U.S. Sens. Ben Cardin (D-Md.), Mark Warner (D-Va.) and Tim Kaine (D-Va.) called on members of Congress to fully fund WMATA at authorized levels next year. In a March 18 letter — made public yesterday — to the Transportation, Housing and Urban Development Committee of the Senate Committee on Appropriations, the senators said that WMATA's recent safety challenges demonstrated how much work remains to correct the agency's problems.

"This is a vital transportation issue with direct implications on the effectiveness and efficiency of the federal government and the entire Washington, D.C., metropolitan area, and is important to growing U.S. manufacturing and transit infrastructure development.
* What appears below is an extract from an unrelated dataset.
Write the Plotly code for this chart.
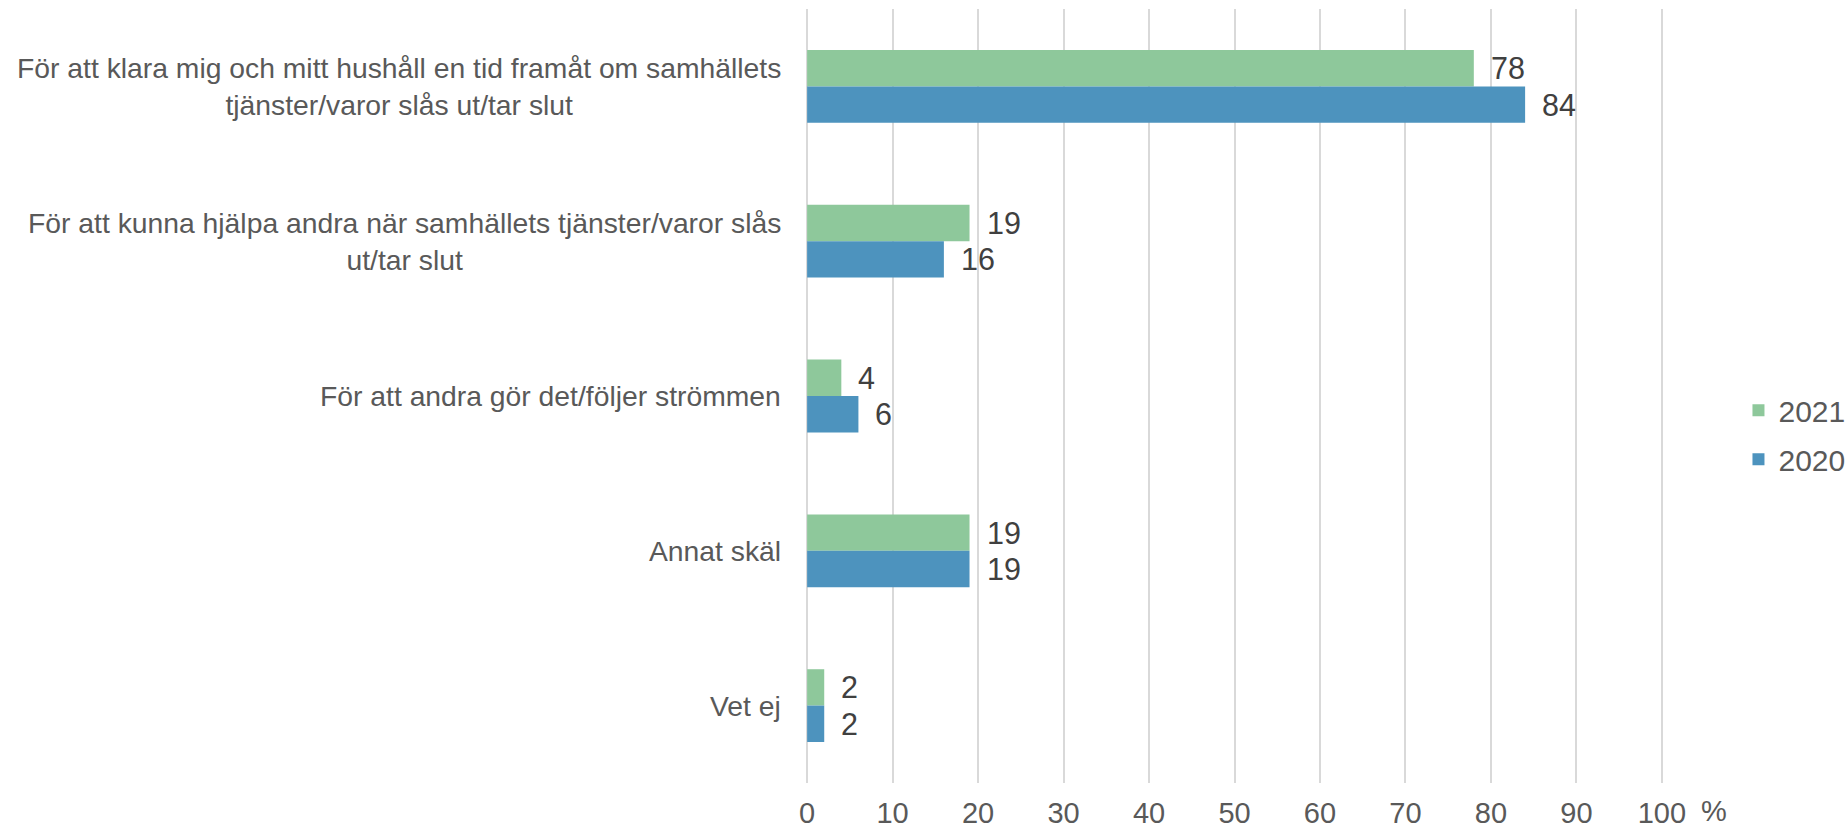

WMATA's compact jurisdictions are committed to providing 50 percent matching funding," the senators wrote.

The $150 million would target projects in WMATA's capital improvement program that aim to maintain the transit system in a state of good repair, including vehicles, facilities and infrastructure, the senators said.

An annual federal contribution for WMATA was included in a 10-year authorization for the transit agency as part of the rail-safety bill that Congress passed in 2008. The legislation authorized $1.5 billion to WMATA each year since 2009. Last year, the agency's funding came "under threat" during discretionary budget considerations, according to a report in Roll Call.

In his FY2017 budget, President Barack Obama requested $150 million for WMATA.

WMATA has struggled to address safety problems, including some that prompted the full-day shutdown of its Metrorail system earlier this month. The National Transportation Safety Board is investigating the agency for a fatal smoke incident in January 2015 that resulted in a passenger's death.